My goals at this point are very simple. Stay healthy, stay fit, help the team as much as possible, and play and give my best everyday for the cause. At this point my individual goals for me sort of got a little bit of less importance as the years went on because now I’m at the age where I’m one of the veteran guys, one of the experienced guys, so what I want to concentrate on is to help the team win as many games and to do my best, but also give a good example for the younger kids because we have a lot of young guys and I always tell them that even though we are in the NASL and it’s a professional club, you should always shoot for more because you guys are young. What is the best thing around you? If it’s MLS, you shoot for that because if you shoot for that you’re gonna play much better now. It’s all about putting the positive pressure on yourself, healthy pressure, if I may, that you want to do well because doing well for here also means good for the club and also proves that you’re good enough to go to the next level.

What do you see for the future of soccer in North America?

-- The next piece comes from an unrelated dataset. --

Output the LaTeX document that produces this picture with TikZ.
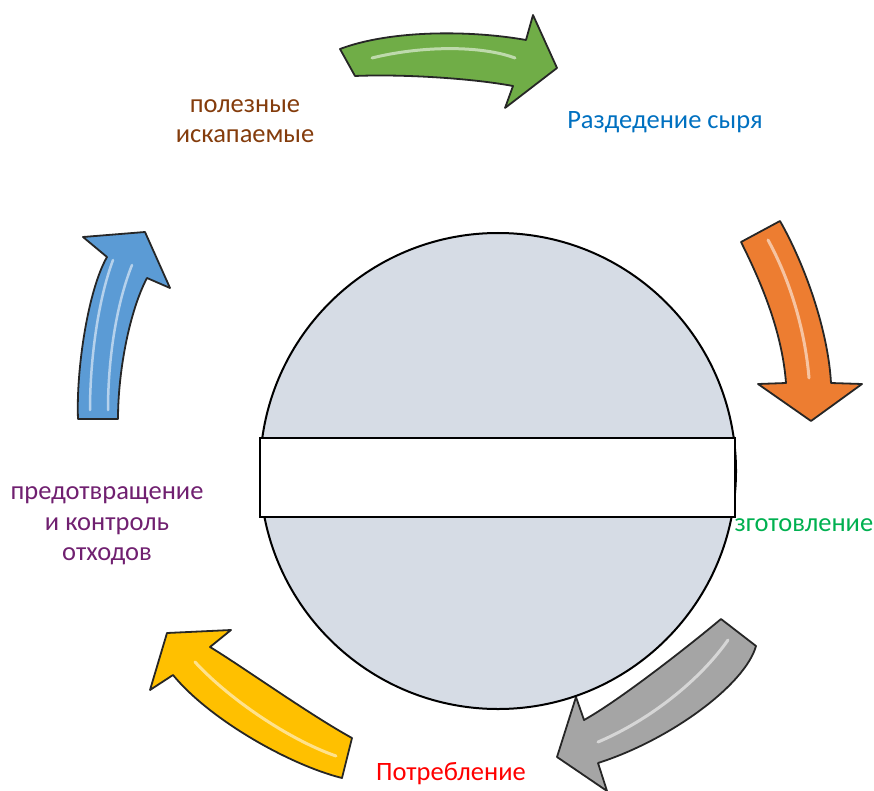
\documentclass[tikz,border=0pt]{standalone}
\usepackage{fontspec}
\setmainfont{Carlito}
\definecolor{leafgreen}{RGB}{112,173,71}
\definecolor{rustorange}{RGB}{237,125,49}
\definecolor{steelgray}{RGB}{165,165,165}
\definecolor{sunyellow}{RGB}{255,192,0}
\definecolor{skyblue}{RGB}{91,155,213}
\definecolor{hubfill}{RGB}{214,220,229}
\definecolor{oretext}{RGB}{132,60,12}
\definecolor{rawtext}{RGB}{0,112,192}
\definecolor{maketext}{RGB}{0,176,80}
\definecolor{wastetext}{RGB}{112,32,112}
\tikzset{
every node/.style={font=\fontsize{26.5}{30.5}\selectfont, align=center}, % all labels in one size
cycle arrow/.style={draw=black!85, line width=1.8pt, line join=round}, % outline of the block arrows
gloss/.style={white, opacity=0.55, line width=3pt, line cap=round}, % light streak on each arrow
}

\begin{document}
\begin{tikzpicture}[x=1pt, y=-1pt]
              \useasboundingbox (0,0) rectangle (874,791);

              % block arrows round the cycle
              \draw[cycle arrow, fill=leafgreen] (340,49) .. controls (390,30) and (470,30) .. (526,40) -- (533,15) -- (557,68) -- (505,108) -- (513,86) .. controls (470,78) and (400,74) .. (355,76) -- cycle;
              \draw[gloss] (372,58) .. controls (420,46) and (480,45) .. (515,58);

              \draw[cycle arrow, fill=rustorange] (741,242) -- (780,221) .. controls (805,265) and (828,330) .. (831,383) -- (862,384) -- (811,421) -- (758,384) -- (786,383) .. controls (782,330) and (760,280) .. (741,242) -- cycle;
              \draw[gloss] (768,240) .. controls (790,280) and (805,330) .. (809,378);

              \draw[cycle arrow, fill=steelgray] (721,619) -- (756,646) .. controls (745,685) and (670,740) .. (598,763) -- (607,791) -- (557,757) -- (576,697) -- (584,720) .. controls (620,700) and (690,645) .. (721,619) -- cycle;
              \draw[gloss] (728,640) .. controls (700,680) and (650,720) .. (598,742);

              \draw[cycle arrow, fill=sunyellow] (352,738) -- (342,778) .. controls (290,765) and (210,720) .. (173,675) -- (150,690) -- (167,633) -- (231,630) -- (210,647) .. controls (240,665) and (310,715) .. (352,738) -- cycle;
              \draw[gloss] (336,756) .. controls (290,740) and (230,700) .. (195,662);

              \draw[cycle arrow, fill=skyblue] (78,419) -- (118,419) .. controls (118,370) and (130,310) .. (147,278) -- (170,288) -- (145,232) -- (83,237) -- (107,257) .. controls (88,290) and (76,370) .. (78,419) -- cycle;
              \draw[gloss, line width=2.5pt] (90,410) .. controls (90,360) and (98,300) .. (113,260);
              \draw[gloss, line width=2.5pt] (108,410) .. controls (108,360) and (116,305) .. (132,265);

              % stage labels
              \node[text=oretext] (ore) at (245,121) {полезные\\искапаемые};
              \node[text=rawtext] (raw) at (665,122) {Раздедение сыря};
              \node[text=maketext, anchor=west] (make) at (731,525) {зготовление};
              \node[text=red] (use) at (451,774) {Потребление};
              \node[text=wastetext] (waste) at (107,526) {предотвращение\\и контроль\\отходов};

              % hub with the empty bar across it
              \node[circle, draw, line width=2pt, fill=hubfill, minimum size=476pt, inner sep=0pt] (hub) at (498,471) {};
              \node[draw, line width=1.5pt, fill=white, minimum width=475pt, minimum height=79pt, inner sep=0pt] (bar) at (497.5,477.5) {};
            \end{tikzpicture}
\end{document}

I think the future is looking bright. Looking at what MLS is doing and their improvements, it kinda goes hand in hand with NASL because as MLS improves all the other leagues are going to improve. The NASL is improving year to year just like MLS. I think the quality’s getting better, I think the training and playing conditions are getting better, more investments into the game especially for the projects and stadiums and training facilities and whatnot. We see in the NASL, I think a few years ago not too many clubs could say they had such stadiums as they have now, as we have now. North Carolina increased and improved theirs, Fort Lauderdale is playing in a nice stadium, Atlanta has a fairly new complex, Minnesota is looking to improve and build a brand new one downtown. And I think there are other teams that are coming in. I think next year Jacksonville comes in and I’m not sure about Oklahoma and Virginia might come in the following year. As long as you have new teams that are willing to come into your league that means that the league is doing something good.